NEW YORK (Reuters) - General Electric Co is poised to shine light into a sizable part of its financial black box, an area that governs how it estimates revenue from long-term contracts.
The 126-year-old, Boston-based industrial conglomerate is due to publish figures soon that analysts say should help explain why it receives less cash from earnings than the industry average. The company has indicated it may release the figures by the end of this month.
The increased disclosure stems from new accounting standards that require companies to reveal more about how they estimate revenue from such long-term contracts, known as contract assets.
Companies typically use the cost of providing services as a basis for revenue estimates, but the process can lead to over- or under-estimating the value of the contracts, experts say.

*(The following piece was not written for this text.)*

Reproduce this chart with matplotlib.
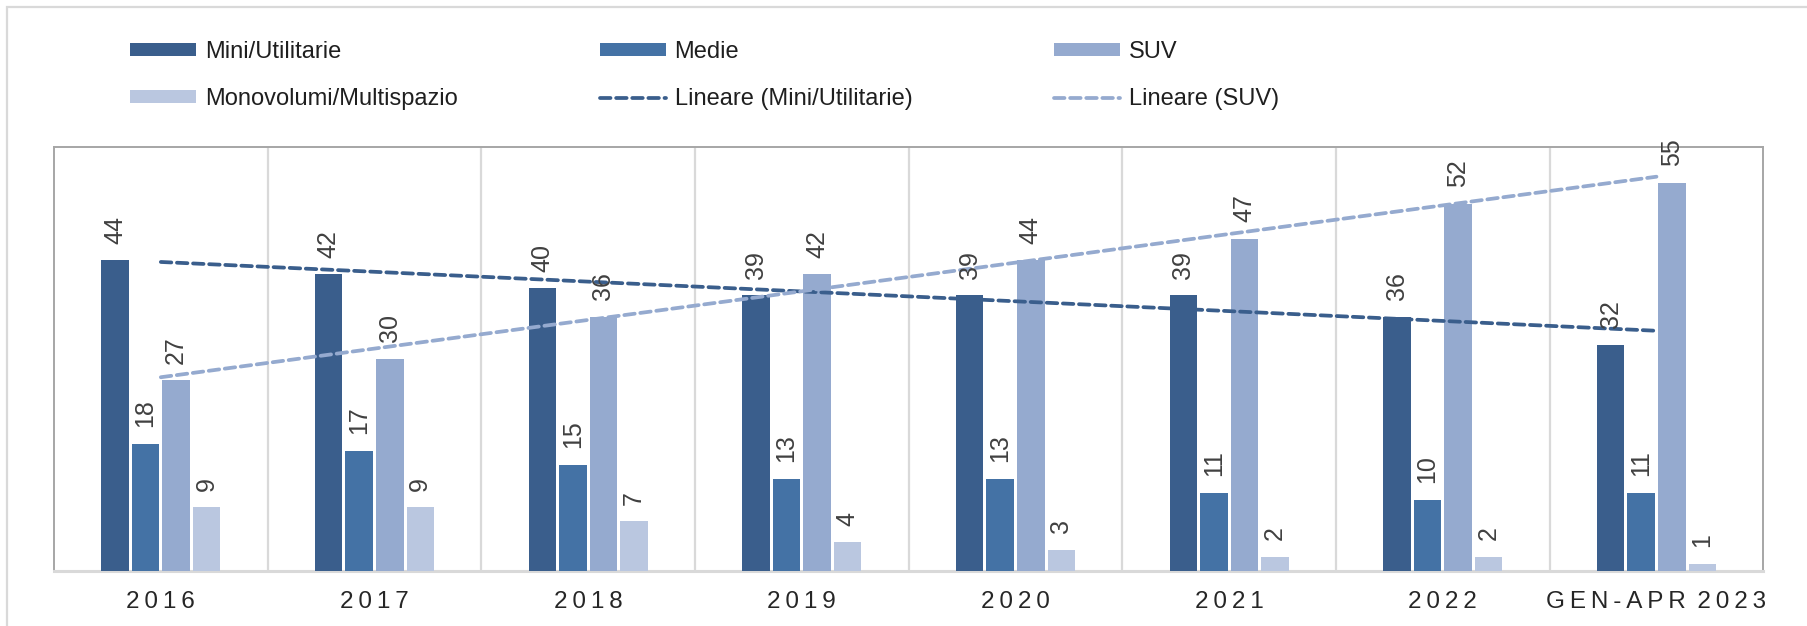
import numpy as np
import matplotlib
matplotlib.use("Agg")
import matplotlib.pyplot as plt
from matplotlib.patches import Rectangle

plt.rcParams['font.family'] = ['Liberation Sans', 'DejaVu Sans']

categories = ["2016", "2017", "2018", "2019", "2020", "2021", "2022", "GEN-APR 2023"]
mini = [44, 42, 40, 39, 39, 39, 36, 32]
medie = [18, 17, 15, 13, 13, 11, 10, 11]
suv = [27, 30, 36, 42, 44, 47, 52, 55]
mono = [9, 9, 7, 4, 3, 2, 2, 1]

series_names = ["Mini/Utilitarie", "Medie", "SUV", "Monovolumi/Multispazio"]
trend_names = ["Lineare (Mini/Utilitarie)", "Lineare (SUV)"]
colors = ["#3A5E8C", "#4472A5", "#95AACF", "#BAC7E0"]

W, H = 1808, 626
fig = plt.figure(figsize=(W / 100, H / 100), dpi=100)

# outer light frame
fig.patches.append(Rectangle((7 / W, -0.1), 1.2, 1 - 7 / H + 0.1, transform=fig.transFigure,
                             fill=False, edgecolor="#D9D9D9", linewidth=1.6, zorder=0))

ax = fig.add_axes([54 / W, 1 - 570.7 / H, (1763.3 - 54) / W, (570.7 - 147.3) / H])

n = len(categories)
x = np.arange(n)
slot = 0.143
bw = 0.129
data = [mini, medie, suv, mono]
bars = []
for i, (vals, col, name) in enumerate(zip(data, colors, series_names)):
    offs = (i - 1.5) * slot
    b = ax.bar(x + offs, vals, width=bw, color=col, label=name, zorder=3)
    bars.append(b)
    for xi, v in zip(x + offs, vals):
        ax.annotate(str(v), (xi, v), xytext=(0, 12), textcoords="offset points",
                    rotation=90, ha="center", va="bottom", fontsize=18,
                    color="#404040", zorder=5, annotation_clip=False)

# linear trend lines (Excel "Lineare")
trend_handles = []
for vals, col, name in [(mini, colors[0], trend_names[0]),
                        (suv, colors[2], trend_names[1])]:
    k, q = np.polyfit(x, vals, 1)
    ln, = ax.plot([x[0], x[-1]], [q + k * x[0], q + k * x[-1]], color=col,
                  linestyle=(0, (2.8, 1.5)), linewidth=2.7, zorder=4, label=name,
                  dash_capstyle="round")
    trend_handles.append(ln)


def spaced(s):
    words = s.split(" ")
    return " \u2009".join("\u2009".join(list(w)) for w in words)


ax.set_xlim(-0.5, n - 0.5)
ax.set_ylim(0, 60)
ax.set_yticks([])
ax.set_xticks(x)
ax.set_xticklabels([spaced(c) for c in categories], fontsize=17.5, color="#262626")
ax.tick_params(axis="x", length=0, pad=14.5)

for b in np.arange(0.5, n - 0.5, 1.0):
    ax.axvline(b, color="#D9D9D9", linewidth=1.6, zorder=1)

for s in ["top", "left", "right"]:
    ax.spines[s].set_color("#A6A6A6")
    ax.spines[s].set_linewidth(1.4)
ax.spines["bottom"].set_color("#D9D9D9")
ax.spines["bottom"].set_linewidth(2.2)

handles = [bars[0], bars[3], bars[1], trend_handles[0], bars[2], trend_handles[1]]
labels = [series_names[0], series_names[3], series_names[1], trend_names[0],
          series_names[2], trend_names[1]]
leg = fig.legend(handles, labels, ncol=3, loc="upper left",
                 bbox_to_anchor=(130 / W, 1 - 41 / H), frameon=False,
                 fontsize=17, borderpad=0, borderaxespad=0,
                 handlelength=2.8, handleheight=0.47, handletextpad=0.38,
                 labelspacing=1.07, columnspacing=6.0)
for t in leg.get_texts():
    t.set_color("#1F1F1F")

fig.savefig("out.png", dpi=100, facecolor="white")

GE’s contract asset tally has soared 70 percent to $28.8 billion in 2017, from $16.9 billion in 2014, most of it in its power and aviation units. The majority of the total reflects revenue GE has already booked but for which it has not billed customers, which creates the gap between profit and cash flow, according to GE’s regulatory filings.
GE’s accounting is under scrutiny after earnings swung to a loss last year and GE said its 2018 results would be at the low end of its forecasted range. The U.S. Securities and Exchange Commission also is looking into GE’s accounting for contract assets, raising investor concern. GE has said it is not overly concerned about the investigation.
GE said in February that it expects to take a $4.2 billion accounting charge as it switches to the new standard. Some analysts think the charge could be higher, since competitors of GE’s power business say the company is signing long-term service contracts at low prices to win equipment sales.
“That’s what the competitors have been grousing,” Deane Dray, analyst at RBC Capital Markets, said on Wednesday.
If the charge is close to what GE disclosed, it could bolster GE Chief Executive John Flannery’s credibility, which has been dented by falling profit and a charge for old insurance policies revealed in January.
GE also is restating financial results for 2016 and 2017 so that 2018 results will be comparable. The company’s financial situation has prompted talk that it might raise capital. Its shares rose on Tuesday after reports that billionaire investor Warren Buffett may buy a stake after selling last year.
GE declined to comment on the Buffett reports. It said it chose to restate prior earnings - a more exacting standard under the new rules - because it will allow investors to compare 2018 results with the prior years on the same basis. “We chose that approach because we believe that it is the most helpful to our investors,” GE spokeswoman Jennifer Erickson said.